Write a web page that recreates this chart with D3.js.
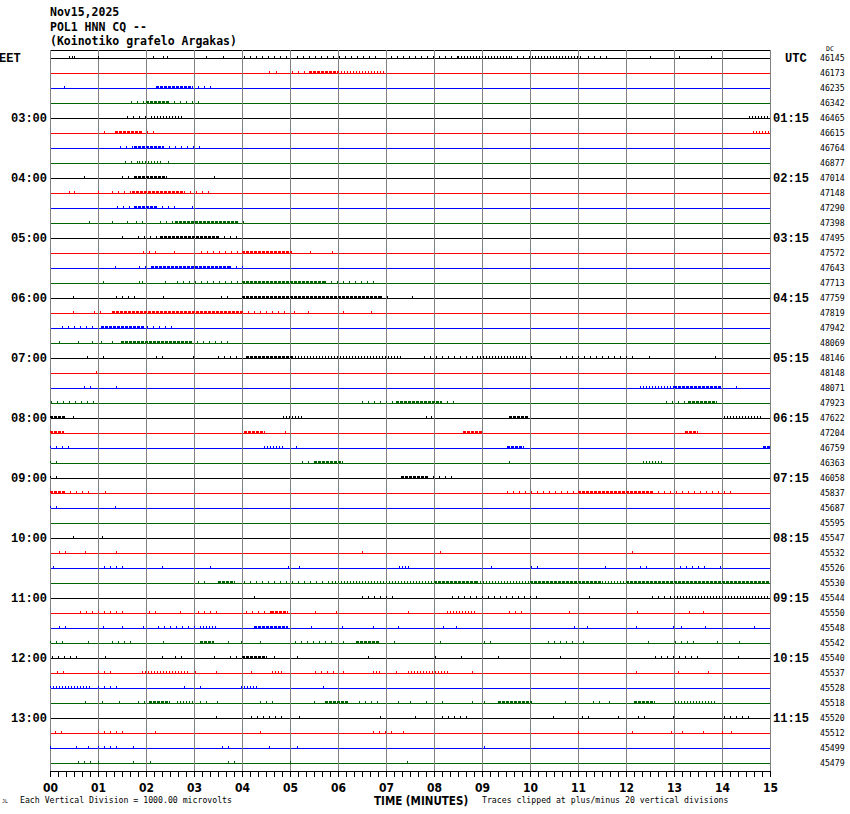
<!DOCTYPE HTML>
<html lang="en">
	<head>
		<title>POL1 HNN CQ helicorder</title>
		<style type="text/css">
			body {
				margin: 0;
				background-color: rgb(255, 255, 255);
			}
			.hdr { font: bold 11.5px "DejaVu Sans Mono", monospace; }
			.hour { font: bold 12px "Liberation Mono", monospace; }
			.small { font: 8.2px "DejaVu Sans Mono", monospace; }
			.axis text { font: bold 12px "Liberation Sans Narrow", "DejaVu Sans Condensed", sans-serif; }
		</style>
		<script src="https://d3js.org/d3.v7.min.js"></script>
	</head>
	<body>
		<div id="display"></div>
		<script>

			// header lines
			var titleLines = ["Nov15,2025", "POL1 HNN CQ --", "(Koinotiko grafelo Argakas)"];

			// one colour per trace row, repeating
			var traceColors = ["#000000", "#ff0000", "#0000ff", "#006400"];

			// hour labels, every 4th row
			var eetLabels = ["EET", "03:00", "04:00", "05:00", "06:00", "07:00", "08:00", "09:00", "10:00", "11:00", "12:00", "13:00"];
			var utcLabels = ["UTC", "01:15", "02:15", "03:15", "04:15", "05:15", "06:15", "07:15", "08:15", "09:15", "10:15", "11:15"];

			// DC value printed at the right of every row
			var dcValues = [46145, 46173, 46235, 46342, 46465, 46615, 46764, 46877,
				47014, 47148, 47290, 47398, 47495, 47572, 47643, 47713,
				47759, 47819, 47942, 48069, 48146, 48148, 48071, 47923,
				47622, 47204, 46759, 46363, 46058, 45837, 45687, 45595,
				45547, 45532, 45526, 45530, 45544, 45550, 45548, 45542,
				45540, 45537, 45528, 45518, 45520, 45512, 45499, 45479];

			var minuteLabels = ["00","01","02","03","04","05","06","07","08","09","10","11","12","13","14","15"];

			// bursts of activity: [row, start minute, end minute, weight 1 sparse .. 3 dense]
			var bands = [
				[0,4.04,4.95,1],[0,5.15,6.9,1],[0,7.1,8.0,1],[0,8.1,8.5,1],[0,8.5,9.6,2],[0,9.6,10.0,1],[0,10.05,11.1,2],[0,11.2,11.7,1],
				[1,5.05,5.4,1],[1,5.4,6.0,3],[1,6.0,6.97,2],
				[2,2.2,2.95,3],[2,2.95,3.46,1],
				[3,1.68,2.0,1],[3,2.0,2.45,3],[3,2.45,3.13,1],
				[4,1.6,2.1,1],[4,2.1,2.75,2],[4,14.57,15,2],
				[5,1.35,1.9,3],[5,1.9,2.16,1],[5,14.65,15,2],
				[6,1.46,1.75,1],[6,1.75,2.35,3],[6,2.35,3.22,1],
				[7,1.57,1.85,1],[7,1.85,2.35,2],
				[8,1.49,1.75,1],[8,1.75,2.43,3],
				[9,1.3,1.7,1],[9,1.7,2.8,3],[9,2.8,3.41,1],
				[10,1.4,1.75,1],[10,1.75,2.2,3],[10,2.2,2.64,1],
				[11,1.8,1.95,1],[11,2.29,2.6,1],[11,2.6,3.9,3],[11,3.9,4.13,1],
				[12,1.83,2.3,1],[12,2.3,3.5,3],[12,3.5,3.9,1],
				[13,1.94,2.26,1],[13,3.15,3.99,1],[13,3.99,5.05,3],
				[14,1.86,2.1,1],[14,2.1,3.75,3],[14,3.75,4.13,1],
				[15,2.64,3.99,1],[15,3.99,5.72,3],[15,5.72,6.78,1],
				[16,1.37,1.83,1],[16,2.36,2.47,1],[16,3.56,3.75,1],[16,3.99,6.9,3],[16,6.9,7.07,1],
				[17,0.91,1.1,1],[17,1.3,3.99,3],[17,3.99,4.95,1],
				[18,0.38,0.91,1],[18,1.06,1.97,3],[18,2.02,2.57,1],
				[19,1.47,2.93,3],[19,2.93,3.7,1],
				[20,2.21,2.45,1],[20,3.51,3.99,1],[20,4.09,5.05,3],[20,5.05,7.36,2],[20,7.79,8.9,1],[20,8.9,9.9,2],[20,9.9,10.14,1],[20,10.63,12.16,1],
				[22,0.7,0.96,1],[22,12.3,13.0,2],[22,13.0,14.0,3],
				[23,0.03,0.91,1],[23,6.49,7.2,1],[23,7.2,8.15,3],[23,8.15,8.51,1],[23,12.84,13.3,1],[23,13.3,13.9,3],
				[24,0,0.34,3],[24,4.86,5.24,2],[24,9.57,9.95,3],[24,14.04,14.86,2],
				[25,0,0.29,3],[25,4.04,4.47,3],[25,8.61,8.99,3],[25,13.22,13.51,3],
				[26,0,0.48,1],[26,4.46,4.86,2],[26,9.52,9.88,3],[26,14.86,15,3],
				[27,0,0.19,1],[27,5.24,5.5,1],[27,5.5,6.1,3],[27,12.36,12.74,2],
				[28,0,0.19,1],[28,7.31,7.85,3],[28,7.85,8.41,1],
				[29,0,0.29,3],[29,0.29,0.91,1],[29,9.52,11.01,1],[29,11.01,12.55,3],[29,12.55,14.18,1],
				[30,0,0.24,1],[30,1.35,1.4,1],
				[32,0.48,0.58,1],
				[33,0.19,0.38,1],
				[34,1.13,1.59,1],[34,3.34,3.39,1],[34,7.28,7.47,2],[34,10.03,10.24,1],[34,12.29,12.45,1],[34,13.13,13.7,1],
				[35,3.08,3.22,1],[35,3.51,3.85,3],[35,4.04,5.82,1],[35,5.87,8.0,2],[35,8.0,8.9,3],[35,8.9,10.0,2],[35,10.0,11.5,3],[35,11.5,12.0,2],[35,12.0,15,3],
				[36,4.25,4.33,1],[36,6.49,7.16,1],[36,8.37,10.24,1],[36,12.55,13.0,1],[36,13.0,14.95,2],
				[37,0.63,1.59,1],[37,2.07,2.21,1],[37,3.08,3.51,1],[37,4.09,4.6,1],[37,4.6,4.95,3],[37,8.27,8.89,2],[37,9.57,9.86,1],
				[38,0.19,0.38,1],[38,2.26,3.03,1],[38,3.13,3.46,2],[38,4.25,4.95,3],
				[39,0,0.38,1],[39,0.8,0.91,1],[39,1.3,1.78,1],[39,3.13,3.41,3],[39,3.97,4.09,1],[39,5.1,5.96,1],[39,6.38,6.88,3],[39,9.04,9.18,1],[39,10.38,10.91,1],[39,11.1,11.2,1],[39,13.03,13.42,1],
				[40,0.05,0.63,1],[40,2.6,2.84,1],[40,3.75,3.9,1],[40,3.99,4.52,3],[40,12.6,13.51,1],
				[41,0.14,0.38,1],[41,1.01,1.3,1],[41,1.92,2.88,2],[41,4.62,4.86,2],[41,5.53,5.91,1],[41,6.73,6.88,2],[41,7.45,8.32,2],
				[42,0,0.87,2],[42,1.01,1.39,1],[42,4.04,4.33,2],
				[43,1.44,1.49,1],[43,1.83,1.97,1],[43,2.07,2.5,3],[43,2.64,2.98,2],[43,3.13,3.27,1],[43,4.38,4.76,1],[43,5.72,6.2,3],[43,6.44,6.88,1],[43,9.33,10.05,3],[43,11.32,11.49,1],[43,12.16,12.6,3],[43,13.03,13.9,2],
				[44,3.46,3.56,1],[44,4.18,4.86,1],[44,8.17,8.7,1],[44,11.09,11.22,1],[44,12.26,12.4,1],[44,14.04,14.66,1],
				[45,0.1,0.29,1],[45,1.01,1.54,1],[45,6.73,7.12,1],
				[46,0.8,0.91,1],[46,1.01,1.44,1],[46,3.59,3.8,1],
				[47,0.58,0.91,1],[47,3.7,3.85,1]
			];

			// single glitches: [row, minute]
			var spikes = [
				[0,0.4],[0,0.45],[0,0.5],[0,1.01],[0,2.15],[0,2.35],[0,2.43],[0,3.25],[0,3.6],[0,12.5],[0,13.1],[0,13.77],
				[1,4.57],[1,4.71],[2,0.3],[5,1.13],[7,2.45],[8,0.7],[8,3.41],
				[9,0.4],[9,0.5],[9,0.99],[10,2.96],[11,0.82],[11,1.3],[11,1.6],[12,1.49],
				[13,2.58],[13,5.41],[13,5.87],[14,1.35],[15,1.1],[15,1.85],[15,1.92],[15,2.4],
				[16,0.48],[16,7.55],[17,0.48],[17,5.08],[17,5.38],[17,6.1],[17,6.68],[18,0.24],
				[19,0.19],[19,0.58],[19,0.87],[19,1.06],[19,1.3],
				[20,0.77],[20,1.11],[20,2.98],[20,12.48],[20,13.85],[21,0.96],[22,1.38],[22,14.3],
				[24,0.48],[24,7.84],[24,7.93],[25,4.9],[26,5.13],[27,9.57],[29,1.15],
				[32,1.09],[33,0.72],[33,1.37],[33,6.49],[33,8.13],[33,12.12],
				[34,0.07],[34,2.34],[34,4.95],[34,5.19],[34,9.18],[34,11.56],[34,13.96],
				[36,11.22],[37,2.7],[37,5.53],[37,5.96],[37,7.45],[37,10.82],[37,12.23],[37,13.32],[37,13.6],
				[38,1.11],[38,1.49],[38,1.94],[38,5.43],[38,6.08],[38,6.73],[38,7.26],[38,8.19],[38,8.46],[38,10.91],[38,11.18],[38,12.21],[38,12.98],[38,13.15],[38,13.65],[38,14.66],
				[39,2.36],[39,3.7],[39,4.38],[39,6.1],[39,7.16],[39,8.13],[39,12.45],[39,13.9],[39,14.35],
				[40,1.15],[40,2.34],[40,3.41],[40,4.67],[40,5.15],[40,6.63],[40,8.03],[40,8.56],[40,9.33],[40,10.63],[40,14.33],
				[41,3.03],[41,3.46],[41,4.18],[41,6.11],[41,7.21],[41,8.8],[41,12.21],[41,13.08],[41,13.7],
				[42,2.8],[42,3.13],[42,3.97],[42,5.69],
				[43,0.72],[43,1.08],[43,3.48],[43,5.51],[43,7.26],[43,7.5],[43,7.84],[43,8.17],[43,8.8],[43,9.04],[43,10.72],[43,11.64],
				[44,5.19],[44,6.88],[44,7.6],[44,10.48],[44,11.83],[44,12.98],
				[45,2.18],[45,4.38],[45,7.36],[45,11.01],[45,12.12],[45,12.93],[45,13.17],[45,13.6],[45,13.99],[45,14.18],
				[46,0],[46,0.55],[46,1.73],[46,4.57],[46,5.15],[46,9.04],
				[47,1.01],[47,1.73],[47,2.09],[47,5.0],[47,7.43]
			];

			var W = 850, H = 814;
			var plotLeft = 50, plotRight = 770, plotTop = 50, plotBottom = 771;

			var x = d3.scaleLinear().domain([0, 15]).range([plotLeft, plotRight]);
			var y = d3.scaleLinear().domain([0, dcValues.length - 1]).range([58, 58 + 15 * (dcValues.length - 1)]);

			var svg = d3.select("#display").append("svg")
				.attr("width", W).attr("height", H)
				.style("display", "block")
				.style("background", "#fff");

			// header
			svg.selectAll("text.hdr").data(titleLines).enter().append("text")
				.attr("class", "hdr")
				.attr("x", 50)
				.attr("y", function(d, i) { return 16 + i * 14.5; })
				.text(function(d) { return d; });

			// top border
			svg.append("line")
				.attr("x1", plotLeft).attr("x2", plotRight)
				.attr("y1", plotTop + 0.5).attr("y2", plotTop + 0.5)
				.attr("stroke", "#000");

			// base lines of the traces
			svg.append("g").selectAll("line").data(dcValues).enter().append("line")
				.attr("x1", plotLeft).attr("x2", plotRight)
				.attr("y1", function(d, i) { return y(i) + 0.5; })
				.attr("y2", function(d, i) { return y(i) + 0.5; })
				.attr("stroke", function(d, i) { return traceColors[i % 4]; })
				.attr("stroke-width", 1);

			// minute grid
			svg.append("g").selectAll("line").data(d3.range(0, 16)).enter().append("line")
				.attr("x1", function(d) { return Math.round(x(d)) + 0.5; })
				.attr("x2", function(d) { return Math.round(x(d)) + 0.5; })
				.attr("y1", plotTop).attr("y2", plotBottom)
				.attr("stroke", "#808080");

			// activity bursts, two pixel rows just above the base line
			var dashes = {1: "1,5", 2: "1,2", 3: "3,1"};
			svg.append("g").attr("shape-rendering", "crispEdges")
				.selectAll("line").data(bands).enter().append("line")
				.attr("x1", function(d) { return x(d[1]); })
				.attr("x2", function(d) { return x(d[2]); })
				.attr("y1", function(d) { return y(d[0]) - 1; })
				.attr("y2", function(d) { return y(d[0]) - 1; })
				.attr("stroke", function(d) { return traceColors[d[0] % 4]; })
				.attr("stroke-width", 2)
				.attr("stroke-dasharray", function(d) { return dashes[d[3]]; });

			// isolated spikes
			svg.append("g").selectAll("rect").data(spikes).enter().append("rect")
				.attr("x", function(d) { return Math.round(x(d[1])); })
				.attr("y", function(d) { return y(d[0]) - 2; })
				.attr("width", 1).attr("height", 3)
				.attr("fill", function(d) { return traceColors[d[0] % 4]; });

			// left / right hour labels
			svg.selectAll("text.eet").data(eetLabels).enter().append("text")
				.attr("class", "hour")
				.attr("x", function(d, i) { return i == 0 ? -1 : 47; })
				.attr("y", function(d, i) { return y(i * 4) + 4; })
				.attr("text-anchor", function(d, i) { return i == 0 ? "start" : "end"; })
				.text(function(d) { return d; });

			svg.selectAll("text.utc").data(utcLabels).enter().append("text")
				.attr("class", "hour")
				.attr("x", function(d, i) { return i == 0 ? 785 : 773; })
				.attr("y", function(d, i) { return y(i * 4) + 4; })
				.text(function(d) { return d; });

			svg.selectAll("text.dc").data(dcValues).enter().append("text")
				.attr("class", "small")
				.attr("x", 820)
				.attr("y", function(d, i) { return y(i) + 3; })
				.text(function(d) { return d; });

			svg.append("text").attr("class", "small")
				.attr("x", 826).attr("y", 51)
				.style("font-size", "6.5px")
				.text("DC");

			// time axis, a tick every 10 seconds
			var axis = d3.axisBottom(x)
				.tickValues(d3.range(0, 91).map(function(k) { return k / 6; }))
				.tickSize(6)
				.tickPadding(6)
				.tickFormat(function(d) {
					var r = Math.round(d);
					return Math.abs(d - r) < 1e-6 ? minuteLabels[r] : "";
				});
			var gAxis = svg.append("g").attr("class", "axis")
				.attr("transform", "translate(0," + plotBottom + ")")
				.call(axis);
			gAxis.select(".domain").attr("stroke", "#000").attr("d", "M" + plotLeft + ",0.5H" + plotRight);
			gAxis.selectAll(".tick line").attr("stroke", "#000");
			gAxis.selectAll(".tick text").attr("fill", "#000");

			svg.append("text")
				.style("font", "bold 11.5px 'DejaVu Sans Condensed', sans-serif")
				.attr("x", 374).attr("y", 805)
				.text("TIME (MINUTES)");

			svg.append("text").attr("class", "small")
				.attr("x", 20).attr("y", 803)
				.text("Each Vertical Division = 1000.00 microvolts");

			svg.append("text").attr("class", "small")
				.attr("x", 482).attr("y", 803)
				.text("Traces clipped at plus/minus 20 vertical divisions");

			svg.append("text").attr("class", "small")
				.attr("x", 2).attr("y", 803)
				.style("font-size", "5px")
				.text("JL");

		</script>
	</body>
</html>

* * *

PROBLEM REQUIREMENTS. Return, unchanged, the lines from the first line of the material through the line that holds "45540, 45537, 45528, 45518, 45520, 45512, 45499, 45479];", inclusive, omitting pictures.

TASK RESPONSE.
Write a web page that recreates this chart with D3.js.
<!DOCTYPE HTML>
<html lang="en">
	<head>
		<title>POL1 HNN CQ helicorder</title>
		<style type="text/css">
			body {
				margin: 0;
				background-color: rgb(255, 255, 255);
			}
			.hdr { font: bold 11.5px "DejaVu Sans Mono", monospace; }
			.hour { font: bold 12px "Liberation Mono", monospace; }
			.small { font: 8.2px "DejaVu Sans Mono", monospace; }
			.axis text { font: bold 12px "Liberation Sans Narrow", "DejaVu Sans Condensed", sans-serif; }
		</style>
		<script src="https://d3js.org/d3.v7.min.js"></script>
	</head>
	<body>
		<div id="display"></div>
		<script>

			// header lines
			var titleLines = ["Nov15,2025", "POL1 HNN CQ --", "(Koinotiko grafelo Argakas)"];

			// one colour per trace row, repeating
			var traceColors = ["#000000", "#ff0000", "#0000ff", "#006400"];

			// hour labels, every 4th row
			var eetLabels = ["EET", "03:00", "04:00", "05:00", "06:00", "07:00", "08:00", "09:00", "10:00", "11:00", "12:00", "13:00"];
			var utcLabels = ["UTC", "01:15", "02:15", "03:15", "04:15", "05:15", "06:15", "07:15", "08:15", "09:15", "10:15", "11:15"];

			// DC value printed at the right of every row
			var dcValues = [46145, 46173, 46235, 46342, 46465, 46615, 46764, 46877,
				47014, 47148, 47290, 47398, 47495, 47572, 47643, 47713,
				47759, 47819, 47942, 48069, 48146, 48148, 48071, 47923,
				47622, 47204, 46759, 46363, 46058, 45837, 45687, 45595,
				45547, 45532, 45526, 45530, 45544, 45550, 45548, 45542,
				45540, 45537, 45528, 45518, 45520, 45512, 45499, 45479];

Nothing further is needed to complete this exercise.